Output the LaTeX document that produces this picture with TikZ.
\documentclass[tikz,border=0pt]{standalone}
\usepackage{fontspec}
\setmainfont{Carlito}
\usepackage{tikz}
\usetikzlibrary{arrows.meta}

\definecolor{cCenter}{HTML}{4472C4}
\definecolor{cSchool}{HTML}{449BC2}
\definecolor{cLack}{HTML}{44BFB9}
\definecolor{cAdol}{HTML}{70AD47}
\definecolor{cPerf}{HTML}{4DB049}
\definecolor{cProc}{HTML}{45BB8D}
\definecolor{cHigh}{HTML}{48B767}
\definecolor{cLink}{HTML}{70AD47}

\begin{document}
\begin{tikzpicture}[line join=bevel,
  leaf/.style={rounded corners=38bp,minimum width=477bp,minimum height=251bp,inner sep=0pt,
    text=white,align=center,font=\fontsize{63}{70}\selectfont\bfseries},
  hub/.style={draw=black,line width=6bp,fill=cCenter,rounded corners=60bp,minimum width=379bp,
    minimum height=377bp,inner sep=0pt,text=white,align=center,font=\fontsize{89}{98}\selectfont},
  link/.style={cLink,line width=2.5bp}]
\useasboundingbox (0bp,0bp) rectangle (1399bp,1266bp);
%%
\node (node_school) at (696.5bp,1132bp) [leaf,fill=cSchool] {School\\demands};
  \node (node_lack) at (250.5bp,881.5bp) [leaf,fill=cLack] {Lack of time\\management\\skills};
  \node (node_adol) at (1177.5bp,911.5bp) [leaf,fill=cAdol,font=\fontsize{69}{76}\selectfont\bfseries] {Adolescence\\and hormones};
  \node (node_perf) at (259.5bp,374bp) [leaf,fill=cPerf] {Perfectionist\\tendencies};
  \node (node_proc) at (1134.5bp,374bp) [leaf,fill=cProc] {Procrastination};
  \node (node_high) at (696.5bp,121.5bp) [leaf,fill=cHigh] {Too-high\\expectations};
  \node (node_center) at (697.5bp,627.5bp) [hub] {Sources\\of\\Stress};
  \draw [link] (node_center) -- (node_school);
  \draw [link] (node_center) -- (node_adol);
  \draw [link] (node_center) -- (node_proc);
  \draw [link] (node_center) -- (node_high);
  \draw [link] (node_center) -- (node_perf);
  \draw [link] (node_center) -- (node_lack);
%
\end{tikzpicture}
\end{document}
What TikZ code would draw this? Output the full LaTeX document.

__Do this__. Print every line of the records exactly. Omit nothing.

__Response to this task__.
Output the LaTeX document that produces this picture with TikZ.
\documentclass[tikz,border=0pt]{standalone}
\usepackage{fontspec}
\setmainfont{Carlito}
\usepackage{tikz}
\usetikzlibrary{arrows.meta}

\definecolor{cCenter}{HTML}{4472C4}
\definecolor{cSchool}{HTML}{449BC2}
\definecolor{cLack}{HTML}{44BFB9}
\definecolor{cAdol}{HTML}{70AD47}
\definecolor{cPerf}{HTML}{4DB049}
\definecolor{cProc}{HTML}{45BB8D}
\definecolor{cHigh}{HTML}{48B767}
\definecolor{cLink}{HTML}{70AD47}

\begin{document}
\begin{tikzpicture}[line join=bevel,
  leaf/.style={rounded corners=38bp,minimum width=477bp,minimum height=251bp,inner sep=0pt,
    text=white,align=center,font=\fontsize{63}{70}\selectfont\bfseries},
  hub/.style={draw=black,line width=6bp,fill=cCenter,rounded corners=60bp,minimum width=379bp,
    minimum height=377bp,inner sep=0pt,text=white,align=center,font=\fontsize{89}{98}\selectfont},
  link/.style={cLink,line width=2.5bp}]
\useasboundingbox (0bp,0bp) rectangle (1399bp,1266bp);
%%
\node (node_school) at (696.5bp,1132bp) [leaf,fill=cSchool] {School\\demands};
  \node (node_lack) at (250.5bp,881.5bp) [leaf,fill=cLack] {Lack of time\\management\\skills};
  \node (node_adol) at (1177.5bp,911.5bp) [leaf,fill=cAdol,font=\fontsize{69}{76}\selectfont\bfseries] {Adolescence\\and hormones};
  \node (node_perf) at (259.5bp,374bp) [leaf,fill=cPerf] {Perfectionist\\tendencies};
  \node (node_proc) at (1134.5bp,374bp) [leaf,fill=cProc] {Procrastination};
  \node (node_high) at (696.5bp,121.5bp) [leaf,fill=cHigh] {Too-high\\expectations};
  \node (node_center) at (697.5bp,627.5bp) [hub] {Sources\\of\\Stress};
  \draw [link] (node_center) -- (node_school);
  \draw [link] (node_center) -- (node_adol);
  \draw [link] (node_center) -- (node_proc);
  \draw [link] (node_center) -- (node_high);
  \draw [link] (node_center) -- (node_perf);
  \draw [link] (node_center) -- (node_lack);
%
\end{tikzpicture}
\end{document}
What TikZ code would draw this? Output the full LaTeX document.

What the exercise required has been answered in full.